### Given exercise
Give every line of the data again, unchanged, but with no pictures.

[Start Source material]

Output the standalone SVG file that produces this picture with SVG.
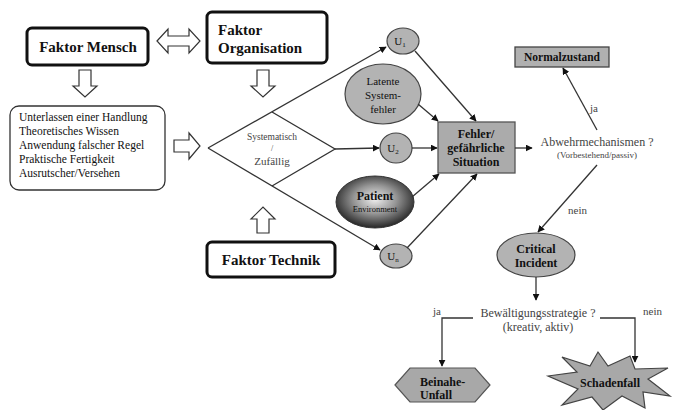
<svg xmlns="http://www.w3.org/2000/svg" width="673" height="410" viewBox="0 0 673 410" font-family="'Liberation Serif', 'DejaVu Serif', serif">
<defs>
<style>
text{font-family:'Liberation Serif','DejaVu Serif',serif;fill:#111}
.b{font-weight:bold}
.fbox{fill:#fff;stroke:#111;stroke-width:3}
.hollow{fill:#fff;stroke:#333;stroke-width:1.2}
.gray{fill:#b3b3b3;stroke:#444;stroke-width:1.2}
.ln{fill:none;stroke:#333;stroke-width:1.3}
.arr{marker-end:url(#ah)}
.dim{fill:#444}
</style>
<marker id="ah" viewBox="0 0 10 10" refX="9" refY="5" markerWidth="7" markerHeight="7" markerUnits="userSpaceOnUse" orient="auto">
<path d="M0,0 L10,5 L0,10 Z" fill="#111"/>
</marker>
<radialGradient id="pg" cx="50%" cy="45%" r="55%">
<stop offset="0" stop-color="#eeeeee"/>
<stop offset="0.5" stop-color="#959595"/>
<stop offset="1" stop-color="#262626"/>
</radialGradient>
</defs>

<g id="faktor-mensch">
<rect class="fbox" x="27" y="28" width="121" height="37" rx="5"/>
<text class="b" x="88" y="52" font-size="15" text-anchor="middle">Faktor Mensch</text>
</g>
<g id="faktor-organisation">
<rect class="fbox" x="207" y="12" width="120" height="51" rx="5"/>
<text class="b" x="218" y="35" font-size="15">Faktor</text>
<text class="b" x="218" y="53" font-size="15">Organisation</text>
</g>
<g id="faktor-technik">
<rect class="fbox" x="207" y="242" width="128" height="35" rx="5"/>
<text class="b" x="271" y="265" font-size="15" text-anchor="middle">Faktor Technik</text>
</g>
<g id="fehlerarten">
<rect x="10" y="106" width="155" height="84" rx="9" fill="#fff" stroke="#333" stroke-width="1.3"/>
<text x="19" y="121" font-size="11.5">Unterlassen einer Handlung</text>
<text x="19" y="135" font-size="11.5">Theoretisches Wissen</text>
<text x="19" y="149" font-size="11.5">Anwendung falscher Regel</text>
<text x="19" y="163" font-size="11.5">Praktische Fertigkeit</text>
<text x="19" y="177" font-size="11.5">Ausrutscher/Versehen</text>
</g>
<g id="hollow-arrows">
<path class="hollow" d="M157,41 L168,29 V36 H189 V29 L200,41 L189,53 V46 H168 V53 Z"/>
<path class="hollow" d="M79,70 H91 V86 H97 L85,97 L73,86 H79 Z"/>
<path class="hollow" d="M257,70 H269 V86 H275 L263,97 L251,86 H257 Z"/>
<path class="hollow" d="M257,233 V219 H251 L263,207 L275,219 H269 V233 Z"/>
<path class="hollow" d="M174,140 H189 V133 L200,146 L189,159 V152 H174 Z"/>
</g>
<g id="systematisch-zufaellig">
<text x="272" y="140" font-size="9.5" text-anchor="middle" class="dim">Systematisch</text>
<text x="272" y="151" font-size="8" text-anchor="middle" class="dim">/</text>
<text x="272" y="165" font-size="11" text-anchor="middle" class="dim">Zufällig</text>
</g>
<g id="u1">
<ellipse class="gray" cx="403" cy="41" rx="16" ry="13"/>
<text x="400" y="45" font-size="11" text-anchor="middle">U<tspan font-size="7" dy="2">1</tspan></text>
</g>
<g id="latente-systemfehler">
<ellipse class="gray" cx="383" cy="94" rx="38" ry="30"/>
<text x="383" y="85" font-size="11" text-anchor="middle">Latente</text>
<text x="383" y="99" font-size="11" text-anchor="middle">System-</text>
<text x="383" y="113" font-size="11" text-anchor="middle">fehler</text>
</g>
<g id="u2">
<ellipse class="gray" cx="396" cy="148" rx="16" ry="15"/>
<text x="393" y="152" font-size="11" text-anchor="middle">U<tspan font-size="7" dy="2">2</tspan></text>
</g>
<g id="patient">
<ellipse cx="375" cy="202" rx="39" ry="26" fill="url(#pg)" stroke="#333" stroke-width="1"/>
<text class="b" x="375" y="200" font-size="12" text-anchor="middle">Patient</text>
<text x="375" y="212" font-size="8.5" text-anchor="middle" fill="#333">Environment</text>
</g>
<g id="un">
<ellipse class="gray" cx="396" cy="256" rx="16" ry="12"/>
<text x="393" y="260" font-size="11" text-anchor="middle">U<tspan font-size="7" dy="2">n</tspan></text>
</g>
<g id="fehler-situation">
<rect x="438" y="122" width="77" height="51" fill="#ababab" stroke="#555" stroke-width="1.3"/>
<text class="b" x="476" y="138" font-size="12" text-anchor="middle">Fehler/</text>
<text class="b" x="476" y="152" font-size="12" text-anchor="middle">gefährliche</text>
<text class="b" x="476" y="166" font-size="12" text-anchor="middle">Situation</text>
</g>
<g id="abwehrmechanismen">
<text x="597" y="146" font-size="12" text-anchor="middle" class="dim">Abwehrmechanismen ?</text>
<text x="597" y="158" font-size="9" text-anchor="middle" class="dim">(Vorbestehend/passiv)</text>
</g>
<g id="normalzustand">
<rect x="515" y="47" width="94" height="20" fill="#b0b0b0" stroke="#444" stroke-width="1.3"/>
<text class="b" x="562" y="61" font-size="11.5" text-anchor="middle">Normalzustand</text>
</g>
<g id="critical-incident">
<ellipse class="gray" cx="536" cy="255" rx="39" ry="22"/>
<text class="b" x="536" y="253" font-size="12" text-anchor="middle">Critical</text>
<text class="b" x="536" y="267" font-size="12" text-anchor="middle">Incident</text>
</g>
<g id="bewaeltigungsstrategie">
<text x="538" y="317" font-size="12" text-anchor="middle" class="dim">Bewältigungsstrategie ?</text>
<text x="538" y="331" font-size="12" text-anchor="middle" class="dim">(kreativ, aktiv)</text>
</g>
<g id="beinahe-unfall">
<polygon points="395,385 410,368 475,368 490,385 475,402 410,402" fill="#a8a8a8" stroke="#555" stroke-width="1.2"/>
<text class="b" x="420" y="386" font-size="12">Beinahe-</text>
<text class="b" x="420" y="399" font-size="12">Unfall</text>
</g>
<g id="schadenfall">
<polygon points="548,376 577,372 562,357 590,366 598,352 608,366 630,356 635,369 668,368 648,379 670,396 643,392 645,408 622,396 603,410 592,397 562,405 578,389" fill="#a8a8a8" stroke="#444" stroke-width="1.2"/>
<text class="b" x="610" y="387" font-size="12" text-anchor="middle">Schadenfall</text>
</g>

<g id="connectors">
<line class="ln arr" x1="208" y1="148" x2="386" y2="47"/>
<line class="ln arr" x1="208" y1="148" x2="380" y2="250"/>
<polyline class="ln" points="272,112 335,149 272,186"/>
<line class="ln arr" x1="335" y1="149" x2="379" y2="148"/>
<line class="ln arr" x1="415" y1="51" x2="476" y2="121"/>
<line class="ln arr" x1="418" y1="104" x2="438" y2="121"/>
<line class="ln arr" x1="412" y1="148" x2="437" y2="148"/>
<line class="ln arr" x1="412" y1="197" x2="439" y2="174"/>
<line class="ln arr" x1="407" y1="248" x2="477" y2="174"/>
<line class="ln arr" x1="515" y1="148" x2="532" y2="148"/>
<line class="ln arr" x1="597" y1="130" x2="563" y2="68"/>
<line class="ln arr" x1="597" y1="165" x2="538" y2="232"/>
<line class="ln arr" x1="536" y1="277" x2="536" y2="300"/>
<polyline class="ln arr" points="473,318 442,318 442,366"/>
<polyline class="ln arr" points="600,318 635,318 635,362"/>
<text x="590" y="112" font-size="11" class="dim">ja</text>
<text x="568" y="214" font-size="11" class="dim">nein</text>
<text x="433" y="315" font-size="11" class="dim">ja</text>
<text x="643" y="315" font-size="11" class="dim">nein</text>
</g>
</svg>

[End Source material]

### Answer to the exercise
Output the standalone SVG file that produces this picture with SVG.
<svg xmlns="http://www.w3.org/2000/svg" width="673" height="410" viewBox="0 0 673 410" font-family="'Liberation Serif', 'DejaVu Serif', serif">
<defs>
<style>
text{font-family:'Liberation Serif','DejaVu Serif',serif;fill:#111}
.b{font-weight:bold}
.fbox{fill:#fff;stroke:#111;stroke-width:3}
.hollow{fill:#fff;stroke:#333;stroke-width:1.2}
.gray{fill:#b3b3b3;stroke:#444;stroke-width:1.2}
.ln{fill:none;stroke:#333;stroke-width:1.3}
.arr{marker-end:url(#ah)}
.dim{fill:#444}
</style>
<marker id="ah" viewBox="0 0 10 10" refX="9" refY="5" markerWidth="7" markerHeight="7" markerUnits="userSpaceOnUse" orient="auto">
<path d="M0,0 L10,5 L0,10 Z" fill="#111"/>
</marker>
<radialGradient id="pg" cx="50%" cy="45%" r="55%">
<stop offset="0" stop-color="#eeeeee"/>
<stop offset="0.5" stop-color="#959595"/>
<stop offset="1" stop-color="#262626"/>
</radialGradient>
</defs>

<g id="faktor-mensch">
<rect class="fbox" x="27" y="28" width="121" height="37" rx="5"/>
<text class="b" x="88" y="52" font-size="15" text-anchor="middle">Faktor Mensch</text>
</g>
<g id="faktor-organisation">
<rect class="fbox" x="207" y="12" width="120" height="51" rx="5"/>
<text class="b" x="218" y="35" font-size="15">Faktor</text>
<text class="b" x="218" y="53" font-size="15">Organisation</text>
</g>
<g id="faktor-technik">
<rect class="fbox" x="207" y="242" width="128" height="35" rx="5"/>
<text class="b" x="271" y="265" font-size="15" text-anchor="middle">Faktor Technik</text>
</g>
<g id="fehlerarten">
<rect x="10" y="106" width="155" height="84" rx="9" fill="#fff" stroke="#333" stroke-width="1.3"/>
<text x="19" y="121" font-size="11.5">Unterlassen einer Handlung</text>
<text x="19" y="135" font-size="11.5">Theoretisches Wissen</text>
<text x="19" y="149" font-size="11.5">Anwendung falscher Regel</text>
<text x="19" y="163" font-size="11.5">Praktische Fertigkeit</text>
<text x="19" y="177" font-size="11.5">Ausrutscher/Versehen</text>
</g>
<g id="hollow-arrows">
<path class="hollow" d="M157,41 L168,29 V36 H189 V29 L200,41 L189,53 V46 H168 V53 Z"/>
<path class="hollow" d="M79,70 H91 V86 H97 L85,97 L73,86 H79 Z"/>
<path class="hollow" d="M257,70 H269 V86 H275 L263,97 L251,86 H257 Z"/>
<path class="hollow" d="M257,233 V219 H251 L263,207 L275,219 H269 V233 Z"/>
<path class="hollow" d="M174,140 H189 V133 L200,146 L189,159 V152 H174 Z"/>
</g>
<g id="systematisch-zufaellig">
<text x="272" y="140" font-size="9.5" text-anchor="middle" class="dim">Systematisch</text>
<text x="272" y="151" font-size="8" text-anchor="middle" class="dim">/</text>
<text x="272" y="165" font-size="11" text-anchor="middle" class="dim">Zufällig</text>
</g>
<g id="u1">
<ellipse class="gray" cx="403" cy="41" rx="16" ry="13"/>
<text x="400" y="45" font-size="11" text-anchor="middle">U<tspan font-size="7" dy="2">1</tspan></text>
</g>
<g id="latente-systemfehler">
<ellipse class="gray" cx="383" cy="94" rx="38" ry="30"/>
<text x="383" y="85" font-size="11" text-anchor="middle">Latente</text>
<text x="383" y="99" font-size="11" text-anchor="middle">System-</text>
<text x="383" y="113" font-size="11" text-anchor="middle">fehler</text>
</g>
<g id="u2">
<ellipse class="gray" cx="396" cy="148" rx="16" ry="15"/>
<text x="393" y="152" font-size="11" text-anchor="middle">U<tspan font-size="7" dy="2">2</tspan></text>
</g>
<g id="patient">
<ellipse cx="375" cy="202" rx="39" ry="26" fill="url(#pg)" stroke="#333" stroke-width="1"/>
<text class="b" x="375" y="200" font-size="12" text-anchor="middle">Patient</text>
<text x="375" y="212" font-size="8.5" text-anchor="middle" fill="#333">Environment</text>
</g>
<g id="un">
<ellipse class="gray" cx="396" cy="256" rx="16" ry="12"/>
<text x="393" y="260" font-size="11" text-anchor="middle">U<tspan font-size="7" dy="2">n</tspan></text>
</g>
<g id="fehler-situation">
<rect x="438" y="122" width="77" height="51" fill="#ababab" stroke="#555" stroke-width="1.3"/>
<text class="b" x="476" y="138" font-size="12" text-anchor="middle">Fehler/</text>
<text class="b" x="476" y="152" font-size="12" text-anchor="middle">gefährliche</text>
<text class="b" x="476" y="166" font-size="12" text-anchor="middle">Situation</text>
</g>
<g id="abwehrmechanismen">
<text x="597" y="146" font-size="12" text-anchor="middle" class="dim">Abwehrmechanismen ?</text>
<text x="597" y="158" font-size="9" text-anchor="middle" class="dim">(Vorbestehend/passiv)</text>
</g>
<g id="normalzustand">
<rect x="515" y="47" width="94" height="20" fill="#b0b0b0" stroke="#444" stroke-width="1.3"/>
<text class="b" x="562" y="61" font-size="11.5" text-anchor="middle">Normalzustand</text>
</g>
<g id="critical-incident">
<ellipse class="gray" cx="536" cy="255" rx="39" ry="22"/>
<text class="b" x="536" y="253" font-size="12" text-anchor="middle">Critical</text>
<text class="b" x="536" y="267" font-size="12" text-anchor="middle">Incident</text>
</g>
<g id="bewaeltigungsstrategie">
<text x="538" y="317" font-size="12" text-anchor="middle" class="dim">Bewältigungsstrategie ?</text>
<text x="538" y="331" font-size="12" text-anchor="middle" class="dim">(kreativ, aktiv)</text>
</g>
<g id="beinahe-unfall">
<polygon points="395,385 410,368 475,368 490,385 475,402 410,402" fill="#a8a8a8" stroke="#555" stroke-width="1.2"/>
<text class="b" x="420" y="386" font-size="12">Beinahe-</text>
<text class="b" x="420" y="399" font-size="12">Unfall</text>
</g>
<g id="schadenfall">
<polygon points="548,376 577,372 562,357 590,366 598,352 608,366 630,356 635,369 668,368 648,379 670,396 643,392 645,408 622,396 603,410 592,397 562,405 578,389" fill="#a8a8a8" stroke="#444" stroke-width="1.2"/>
<text class="b" x="610" y="387" font-size="12" text-anchor="middle">Schadenfall</text>
</g>

<g id="connectors">
<line class="ln arr" x1="208" y1="148" x2="386" y2="47"/>
<line class="ln arr" x1="208" y1="148" x2="380" y2="250"/>
<polyline class="ln" points="272,112 335,149 272,186"/>
<line class="ln arr" x1="335" y1="149" x2="379" y2="148"/>
<line class="ln arr" x1="415" y1="51" x2="476" y2="121"/>
<line class="ln arr" x1="418" y1="104" x2="438" y2="121"/>
<line class="ln arr" x1="412" y1="148" x2="437" y2="148"/>
<line class="ln arr" x1="412" y1="197" x2="439" y2="174"/>
<line class="ln arr" x1="407" y1="248" x2="477" y2="174"/>
<line class="ln arr" x1="515" y1="148" x2="532" y2="148"/>
<line class="ln arr" x1="597" y1="130" x2="563" y2="68"/>
<line class="ln arr" x1="597" y1="165" x2="538" y2="232"/>
<line class="ln arr" x1="536" y1="277" x2="536" y2="300"/>
<polyline class="ln arr" points="473,318 442,318 442,366"/>
<polyline class="ln arr" points="600,318 635,318 635,362"/>
<text x="590" y="112" font-size="11" class="dim">ja</text>
<text x="568" y="214" font-size="11" class="dim">nein</text>
<text x="433" y="315" font-size="11" class="dim">ja</text>
<text x="643" y="315" font-size="11" class="dim">nein</text>
</g>
</svg>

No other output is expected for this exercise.